La vague du cinéma de genre espagnol n’en finit plus de déferler sur la France. Mais au-delà de ses visions cauchemardesques ([Rec], Time Crimes), ce cinéma montre surtout une intelligence rare à mettre en résonance l’horreur fictive et l’histoire franquiste de l’Espagne. Après le Mexicain Guillermo del Toro (L’Échine du diable et Le Labyrinthe de Pan) et Alex de la Iglesia (Balada Triste), c’est Juan Carlos Medina qui se colle avec Insensibles, sa première réalisation, à l’auscultation du passé ibérique à travers un récit horrifique. Et sa tentative dépasse toutes les espérances.
David mène une vie heureuse avec sa compagne enceinte. Un dramatique accident de voiture le propulse dans le veuvage. Et la perspective d’élever seul son enfant survivant l’effraie. Mais le plus terrible l’attend. Des examens médicaux révèlent une grave maladie que seule une greffe familiale pourra enrayer. Ses vieux parents lui annonçant qu’il a été adopté, il semble condamné à une mort certaine. Débute alors pour lui une quête des origines, rendue inextricable par les secrets paternels et la loi du silence face au franquisme, période où il fut conçu.

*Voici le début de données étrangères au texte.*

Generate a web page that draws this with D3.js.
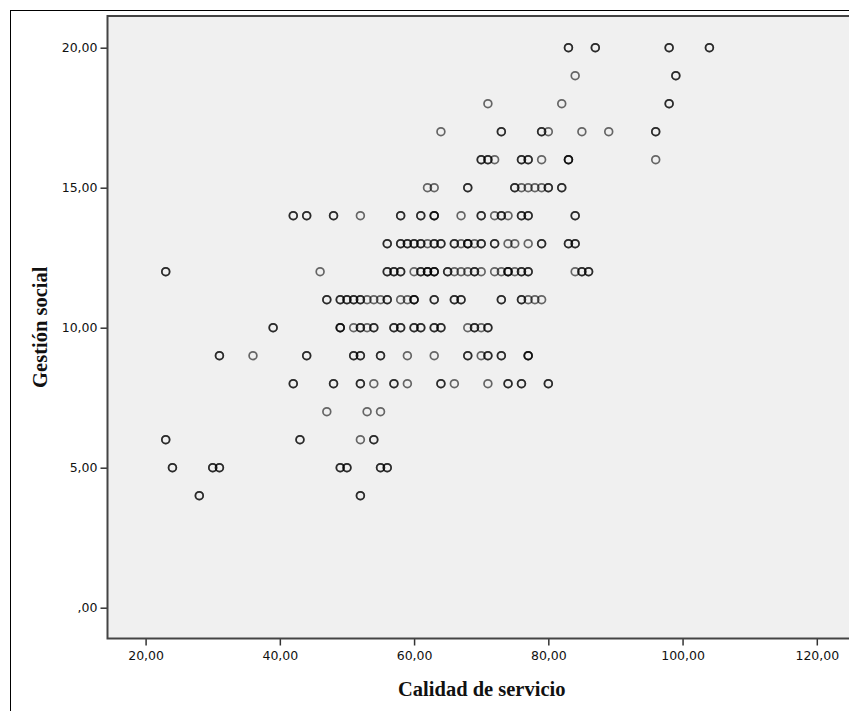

À ce stade, le titre et l’étiquette « horreur » peuvent paraître usurpés. Mais le récit est scindé en deux temporalités : le présent de David et les années 1930, lorsque un groupe d’enfants, porteurs d’un mal étrange (une insensibilité physique totale) est interné. Alternant les allers-retours entre ces deux périodes, Insensibles joue avec le temps. Les quelques semaines durant lesquelles David s’escrime à découvrir son identité correspondent aux quarante dernières années du pays. À travers le destin tragique des petits malades, cloîtrés dans un hôpital-prison, s’infiltrent les miasmes du franquisme. Un médecin juif allemand vient y offrir ses compétences psychologiques (et fuit par là même la montée du nazisme dans son pays), les insoumis Républicains s’y abritent jusqu’au jour où les Franquistes les délogent et transforment le lieu en geôles et salles d’interrogatoire.
Mais l’intelligence de Juan Carlos Medina ne réside pas seulement dans le scénario impeccable qui ménage tension et émotion, mais surtout dans sa réalisation. Ambiance délétère marquée par un excellent travail sur la lumière, poésie de l’histoire d’amour de deux jeunes internés, filmée à hauteur d’enfants, progression dramatique marquée par une noirceur grandissante, un cadrage de plus en plus brutal et un univers sonore qui tend peu à peu à l’épure, Insensibles est un coup de maître technique et scénaristique. La maladie qui afflige les enfants est ainsi l’occasion pour le réalisateur de mettre en image l’invisible, l’indicible, l’insensible. Lors d’un prologue tétanisant, une fillette atteinte de cette étrange (mais réelle) affliction invite une copine à s’immoler pour de rire, le jeu se transformant bien vite en vision cauchemardesque. Incapables de saisir la dangerosité de leur pathologie, les enfants s’automutilent, déchainant la peur et la violence des adultes à leur encontre. La souffrance psychique qui suit leur enfermement et leur isolement transparaît dans chaque regard, chaque geste grâce à un casting bluffant (la jeune Liah O’Prey en tête, bouleversante). Quant aux séquences au présent, moins intenses émotionnellement, elles ne portent pas moins en leur sein un autre mal, tout aussi invisible et mortifère : celui d’une société inapte à assumer les erreurs de son passé.
Malgré un finale un peu décevant, la coïncidence tant attendue des deux époques, Insensibles demeure une expérience cinématographique puissante, une lecture métaphorique de l’histoire espagnole encore brûlante et une tentative brillante d’utiliser l’horreur cinématographique pour exorciser le passé. Une audace qu’on aimerait un jour voir fleurir de ce côté des Pyrénées.